I've imported a huge amount of statements linked with CBDB people. Old discussion can be find here Wikidata:Data Import Hub#CBDB. I realized that a bot for such a import is required. You're welcome to leave some comments.

Criteria and notes[edit]

The item should fulfill Wikidata's notability. Here's the explanation.

  • Notable historical people
Most people in the database should be imported except their wives. Most wives are not notable so they don't have a name. For example, 王氏. 氏 means someone's wife so it doesn't really add anything.
  • CBDB ID
CBDB is a highly trustworthy datasource. Every item needs the link to it by Property:P497.
  • Scale
ID ends with 366589.
  • Language variant
CBDB uses traditional Chinese. So labels are stored as zh-hant. Note that you can store labels in different variants but it's not useful. I believe zhwiki_p's convention makes sense.

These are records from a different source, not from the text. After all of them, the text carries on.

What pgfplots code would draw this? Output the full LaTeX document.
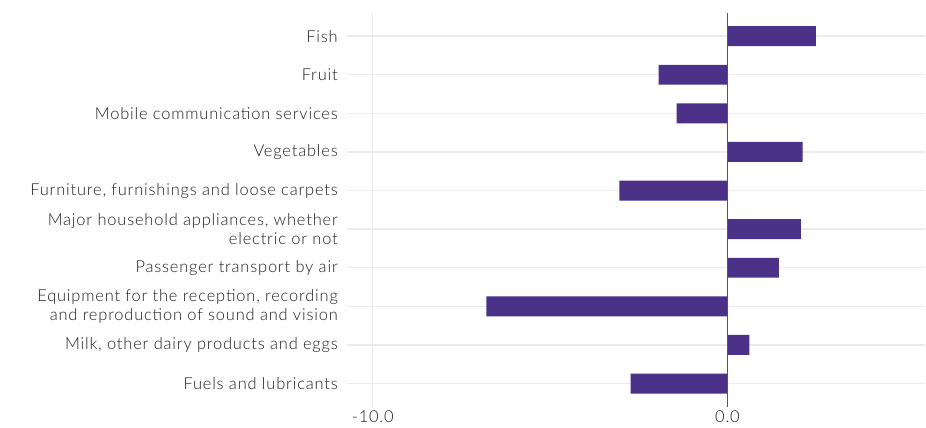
\documentclass[border=0pt]{standalone}
\usepackage{fontspec}
\setmainfont{Lato}[UprightFont={* Light}, LetterSpace=5]
\usepackage{pgfplots}
\pgfplotsset{compat=1.18}
\definecolor{barc}{RGB}{75,49,135}
\definecolor{gridc}{RGB}{235,235,235}
\definecolor{txt}{RGB}{30,30,30}
\begin{document}
\begin{tikzpicture}
\begin{axis}[
  scale only axis,
  width=578.5bp, height=394bp,
  xmin=-10.72, xmax=5.58,
  ymin=-0.6, ymax=9.6,
  xbar, bar width=20bp, bar shift=0pt,
  axis line style={draw=none},
  major tick length=0pt,
  xtick={-10,0}, xticklabels={-10.0,0.0},
  ytick={0,...,9},
  yticklabels={Fuels and lubricants,{Milk, other dairy products and eggs},{Equipment for the reception, recording\\and reproduction of sound and vision},Passenger transport by air,{Major household appliances, whether\\electric or not},{Furniture, furnishings and loose carpets},Vegetables,Mobile communication services,Fruit,Fish},
  yticklabel style={align=right, font=\fontsize{16.5}{19}\selectfont, text=txt, xshift=-6bp},
  xticklabel style={font=\fontsize{16.5}{19}\selectfont, text=txt, yshift=-1bp},
  xmajorgrids, ymajorgrids,
  major grid style={draw=gridc, line width=1.3bp},
  clip=false,
]
\addplot[fill=barc, draw=none] coordinates {
(-2.73,0) (0.62,1) (-6.80,2) (1.45,3) (2.07,4) (-3.05,5) (2.12,6) (-1.43,7) (-1.94,8) (2.49,9)};
\draw[color={rgb,255:red,85;green,85;blue,85}, line width=1.6bp] (axis cs:0,-0.6) -- (axis cs:0,9.6);
\end{axis}
\path (current axis.south west) ++(-347.5bp,-21bp) coordinate (a);
\path (current axis.north east) ++(0,13bp) coordinate (b);
\path (a) rectangle (b);
\end{tikzpicture}
\end{document}
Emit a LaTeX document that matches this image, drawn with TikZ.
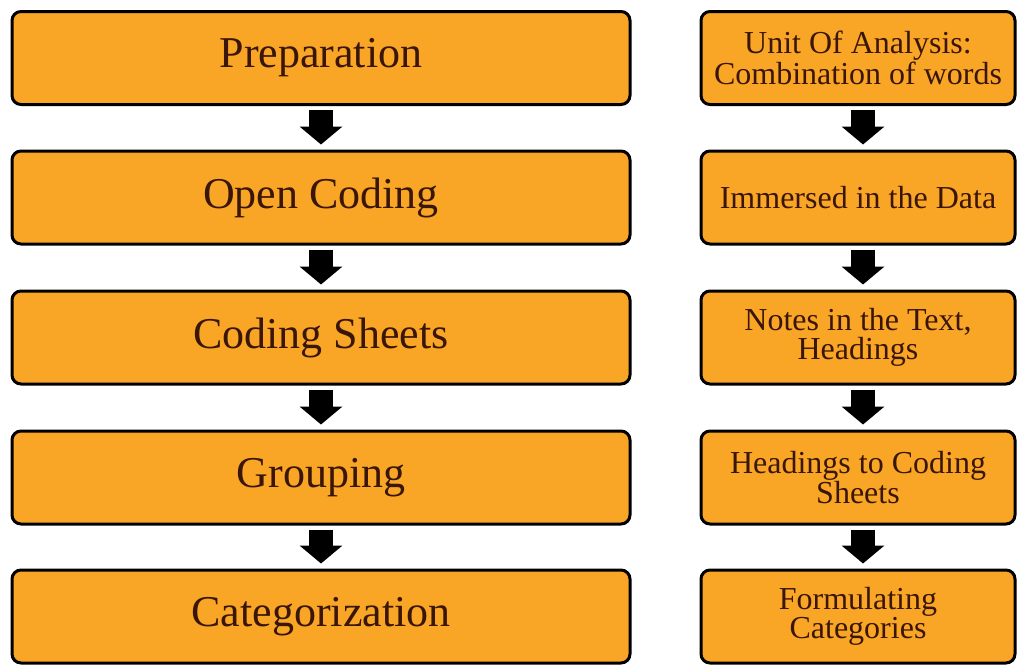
\documentclass[tikz,border=0pt]{standalone}
\usepackage{fontspec}
\setmainfont{Liberation Serif}
\usetikzlibrary{arrows.meta}
\definecolor{boxfill}{HTML}{F9A526}
\definecolor{boxtext}{HTML}{3A1608}
\tikzset{
  stage/.style={draw=black, line width=3pt, fill=boxfill, rounded corners=9pt,
    text=boxtext, align=center, inner sep=2pt},
  bigstage/.style={stage, minimum width=618pt, minimum height=93pt, font=\fontsize{44}{46}\selectfont},
  smallstage/.style={stage, minimum width=314pt, minimum height=93pt, font=\fontsize{32}{29}\selectfont},
  flow/.style={line width=24pt, black, -{Triangle[width=42pt,length=18pt]},
    shorten <=4pt, shorten >=5pt}
}
\begin{document}
\begin{tikzpicture}[x=1pt,y=-1pt]
  \useasboundingbox (0,0) rectangle (1019,664);
  % left column
  \node[bigstage] (p1) at (321,58) {Preparation};
  \node[bigstage] (p2) at (321,197.5) {Open Coding};
  \node[bigstage] (p3) at (321,337.5) {Coding Sheets};
  \node[bigstage] (p4) at (321,477.5) {Grouping};
  \node[bigstage] (p5) at (321,616.5) {Categorization};
  % right column
  \node[smallstage] (q1) at (858,58) {Unit Of Analysis:\\Combination of words};
  \node[smallstage] (q2) at (858,197.5) {Immersed in the Data};
  \node[smallstage] (q3) at (858,337.5) {Notes in the Text,\\Headings};
  \node[smallstage] (q4) at (858,477.5) {Headings to Coding\\Sheets};
  \node[smallstage] (q5) at (858,616.5) {Formulating\\Categories};
  % block arrows between steps
  \foreach \a/\b in {p1/p2,p2/p3,p3/p4,p4/p5}
    \draw[flow] (\a.south) -- (\b.north);
  \foreach \a/\b in {q1/q2,q2/q3,q3/q4,q4/q5}
    \draw[flow] ([xshift=5pt]\a.south) -- ([xshift=5pt]\b.north);
\end{tikzpicture}
\end{document}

Phase 1: Status, birth, places[edit]

Notes:

  • STATUS_CODES, STATUS_DATA have occupation and status of individuals.
  • BIOG_MAIN has birth year and death year data of many people.
  • BIOG_ADDR_CODES, BIOG_ADDR_DATA have a list of years about moving records. There are many reasons about moving. Not all of them have existing entities in Wikidata.
  • ENTRY_TYPES, ENTY_DATA have records about how they became an official. Not all of reasons have existing entities in Wikidata.

Challenges[edit]

  • Not all status can be linked with an existing entity. For example, confucian learning is called 儒學. We can't find this entity somewhere and create a new one that seems violates Wikidata's notability if no other entities utilize that. A expert may help to calibrate this with the cultural difference.
  • If we are going to import partial data. How can we prevent duplicates next time? I.e. how can we know what we have imported.
  • pywikibot don't check duplicates :(

Phase 2: Publications[edit]

PENDING.

Notes:

  • TEXT_DATA, TEXT_CODES have a list of publications with titles along with authors. It would be awesome to link with Wikisource articles.